About Ambika P3 (http://www.p3exhibitions.com)
Ambika P3, formerly known as P3, is a 14,000 square foot triple height subterranean space in central London, converted from the vast former concrete construction hall for the University of Westminster's School of Engineering. Built in the 1960s, its dramatic and impressive scale and its many retained industrial features offer an unprecedented environment for the exhibition of multi-disciplinary and performative art. It is located below ground opposite Baker Street Tube Station on Marylebone Road.
About Kinetic Art
Kinetic art is art that has a life of its own. It was pioneered by world famous artists including Maholy Nagy, Jean Tinguely, Marcel Duchamp and Alexander Calder during the 1900s.
The earliest attempts to incorporate kinetics in an artwork was Moholy-Nagy's Space-Light Modulator, a sculpture producing moving shadows made at the Bauhaus between 1922 and 1930 and certain Constructivists works including Marcel Duchamp's Rotary Glass Plate and Rotary Demisphere (Precision Optics), and Alexander Calder's motorized sculptures from 1930s.

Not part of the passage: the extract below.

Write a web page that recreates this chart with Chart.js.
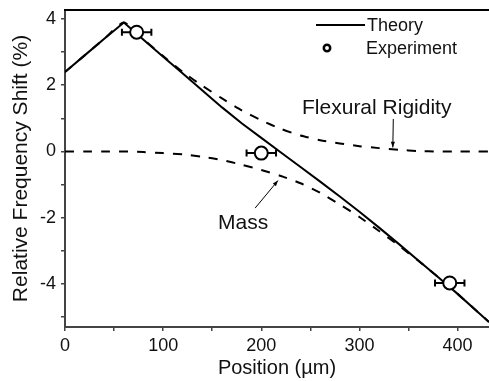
<!DOCTYPE html>
<html>
<head>
<meta charset="utf-8">
<script src="https://cdn.jsdelivr.net/npm/chart.js@4.4.0/dist/chart.umd.min.js"></script>
<style>
  html, body { margin: 0; padding: 0; background: #fff; }
  #wrap { width: 489px; height: 381px; }
</style>
</head>
<body>
<div id="wrap"><canvas id="myChart"></canvas></div>
<script>
// posiciones a lo largo del voladizo (µm)
const posiciones = [0, 20, 40, 60, 80, 100, 120, 140, 160, 180, 200, 220, 240, 260, 280, 300, 320, 340, 360, 380, 400, 420, 432];
// curva teórica total (%)
const teoria = [2.40, 2.90, 3.40, 3.89, 3.37, 2.86, 2.35, 1.84, 1.33, 0.85, 0.41, -0.03, -0.47, -0.91, -1.36, -1.82, -2.30, -2.79, -3.29, -3.79, -4.30, -4.83, -5.15];
// contribución de la rigidez a flexión (%)
const rigidez = [2.40, 2.90, 3.40, 3.89, 3.38, 2.88, 2.40, 1.98, 1.60, 1.24, 0.94, 0.68, 0.48, 0.34, 0.24, 0.16, 0.10, 0.05, 0.01, 0, 0, 0, 0];
// contribución de la masa (%)
const masa = [0, 0, 0, 0, -0.02, -0.05, -0.09, -0.16, -0.26, -0.40, -0.56, -0.74, -0.96, -1.25, -1.60, -1.98, -2.40, -2.84, -3.30, -3.79, -4.30, -4.83, -5.15];
// puntos experimentales
const expPos = [73, 200, 392];
const expShift = [3.6, -0.05, -3.97];
const expErr = [15, 15, 15];
// etiquetas de los ejes
const xTicks = [0, 100, 200, 300, 400];
const yTicks = [-4, -2, 0, 2, 4];

const fuente = "'Liberation Sans', Arial, Helvetica, sans-serif";
Chart.defaults.font.family = fuente;
Chart.defaults.color = "#111";

const toXY = (xs, ys) => xs.map((x, i) => ({ x: x, y: ys[i] }));

// barras de error horizontales
const errorBars = {
  id: "errorBars",
  beforeDatasetsDraw(chart) {
    const { ctx, scales: { x, y } } = chart;
    ctx.save();
    ctx.strokeStyle = "#000";
    ctx.lineWidth = 2;
    expPos.forEach((p, i) => {
      const xl = x.getPixelForValue(p - expErr[i]);
      const xr = x.getPixelForValue(p + expErr[i]);
      const yy = y.getPixelForValue(expShift[i]);
      ctx.beginPath();
      ctx.moveTo(xl, yy); ctx.lineTo(xr, yy);
      ctx.moveTo(xl, yy - 3.5); ctx.lineTo(xl, yy + 3.5);
      ctx.moveTo(xr, yy - 3.5); ctx.lineTo(xr, yy + 3.5);
      ctx.stroke();
    });
    ctx.restore();
  }
};

function flecha(ctx, x1, y1, x2, y2) {
  const ang = Math.atan2(y2 - y1, x2 - x1);
  ctx.beginPath();
  ctx.moveTo(x1, y1); ctx.lineTo(x2, y2);
  ctx.stroke();
  ctx.beginPath();
  ctx.moveTo(x2, y2);
  ctx.lineTo(x2 - 6 * Math.cos(ang - 0.35), y2 - 6 * Math.sin(ang - 0.35));
  ctx.lineTo(x2 - 6 * Math.cos(ang + 0.35), y2 - 6 * Math.sin(ang + 0.35));
  ctx.closePath();
  ctx.fill();
}

// marco superior, leyenda y anotaciones
const extras = {
  id: "extras",
  afterDraw(chart) {
    const { ctx, chartArea: a, scales: { x, y } } = chart;
    ctx.save();
    // línea superior
    ctx.strokeStyle = "#000";
    ctx.lineWidth = 2;
    ctx.beginPath();
    ctx.moveTo(a.left - 1, a.top); ctx.lineTo(a.right, a.top);
    ctx.stroke();

    // leyenda
    ctx.fillStyle = "#111";
    ctx.font = "18px " + fuente;
    ctx.textBaseline = "middle";
    ctx.textAlign = "left";
    ctx.beginPath();
    ctx.moveTo(a.right - 173, a.top + 15); ctx.lineTo(a.right - 124, a.top + 15);
    ctx.stroke();
    ctx.fillText("Theory", a.right - 122, a.top + 16);
    ctx.lineWidth = 2.5;
    ctx.beginPath();
    ctx.arc(a.right - 162, a.top + 38, 3.2, 0, Math.PI * 2);
    ctx.stroke();
    ctx.fillText("Experiment", a.right - 123, a.top + 39);

    // anotaciones
    ctx.font = "21px " + fuente;
    ctx.textBaseline = "alphabetic";
    ctx.fillText("Flexural Rigidity", x.getPixelForValue(241.5), y.getPixelForValue(1.13));
    ctx.fillText("Mass", x.getPixelForValue(156), y.getPixelForValue(-2.34));
    ctx.lineWidth = 1;
    ctx.fillStyle = "#000";
    flecha(ctx, x.getPixelForValue(334.5), y.getPixelForValue(0.98), x.getPixelForValue(334), y.getPixelForValue(0.12));
    flecha(ctx, x.getPixelForValue(193.7), y.getPixelForValue(-1.71), x.getPixelForValue(217), y.getPixelForValue(-0.88));
    ctx.restore();
  }
};

const ctx = document.getElementById("myChart").getContext("2d");

new Chart(ctx, {
  type: "line",
  data: {
    datasets: [
      {
        label: "Experiment",
        type: "scatter",
        data: toXY(expPos, expShift),
        showLine: false,
        pointRadius: 6.5,
        pointBorderWidth: 2,
        pointBackgroundColor: "#fff",
        pointBorderColor: "#000",
        order: 0
      },
      {
        label: "Theory",
        data: toXY(posiciones, teoria),
        borderColor: "#000",
        borderWidth: 2,
        pointRadius: 0,
        tension: 0,
        order: 1
      },
      {
        label: "Flexural Rigidity",
        data: toXY(posiciones, rigidez),
        borderColor: "#000",
        borderWidth: 2,
        borderDash: [9, 9],
        pointRadius: 0,
        tension: 0.2,
        order: 2
      },
      {
        label: "Mass",
        data: toXY(posiciones, masa),
        borderColor: "#000",
        borderWidth: 2,
        borderDash: [9, 9],
        pointRadius: 0,
        tension: 0.2,
        order: 3
      }
    ]
  },
  options: {
    responsive: true,
    maintainAspectRatio: false,
    animation: false,
    layout: { autoPadding: false, padding: { top: 10, left: 0, right: 0, bottom: 0 } },
    plugins: {
      legend: { display: false },
      tooltip: { enabled: false }
    },
    scales: {
      x: {
        type: "linear",
        min: 0,
        max: 432,
        afterFit: (s) => { s.height = 54; s.paddingLeft = 0; s.paddingRight = 0; },
        afterBuildTicks: (s) => { s.ticks = s.ticks.filter(t => t.value % 50 === 0); },
        ticks: {
          stepSize: 50,
          includeBounds: false,
          padding: 4,
          maxRotation: 0,
          font: { size: 18 },
          callback: (v) => (xTicks.includes(v) ? v : "")
        },
        grid: { drawOnChartArea: false, tickLength: 4, color: "#444", lineWidth: 1.5 },
        border: { color: "#444", width: 2 },
        title: {
          display: true,
          text: "Position (\u00b5m)",
          font: { size: 20 },
          padding: { top: 0, bottom: 1 }
        }
      },
      y: {
        min: -5.3,
        max: 4.27,
        afterFit: (s) => { s.width = 65; s.paddingTop = 0; s.paddingBottom = 0; },
        afterBuildTicks: (s) => { s.ticks = s.ticks.filter(t => Number.isInteger(t.value)); },
        ticks: {
          stepSize: 1,
          includeBounds: false,
          padding: 5,
          font: { size: 18 },
          callback: (v) => (yTicks.includes(v) ? v : "")
        },
        grid: { drawOnChartArea: false, tickLength: 4, color: "#444", lineWidth: 1.5 },
        border: { color: "#444", width: 2 },
        title: {
          display: true,
          text: "Relative Frequency Shift (%)",
          font: { size: 21 },
          padding: { top: 9, bottom: 0 }
        }
      }
    }
  },
  plugins: [errorBars, extras]
});
</script>
</body>
</html>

The expression Kinetic Art was used from the mid-1950s onward. It referred to an international trend followed by artists such as Soto, Takis, Agam and Schoffer. Some Kinetic artists also worked in the field of Op Art. Their works were influenced by a modernist aesthetic and could be made with contemporary materials (e.g., aluminum, plastic, neon). Most kinetic works were moving geometric compositions. In Italy artists belonging to Gruppo N, founded in Padua in 1959 (including Biasi, Costa and Massironi, among others), carried out experiments with light, projections and reflections associated with movement, time and space.
The members of the French group GRAV, which included Le Parc, Morellet and Sobrino and was established in 1960's in Paris, created optical and kinetic environments that disturbed and interfered with meanings and relations to space.
The term Kineticism broadened the concept of Kinetic Art to all artistic works involving movement. It applies to all those artists today who work with any kind of movement in relation to space, time, energy and matter.
Modern contemporary kinetic and electronic artworks utilise and warp technology itself, to explore, nurture and comment on our evolutionary processes and challenge scientific and universal exploration.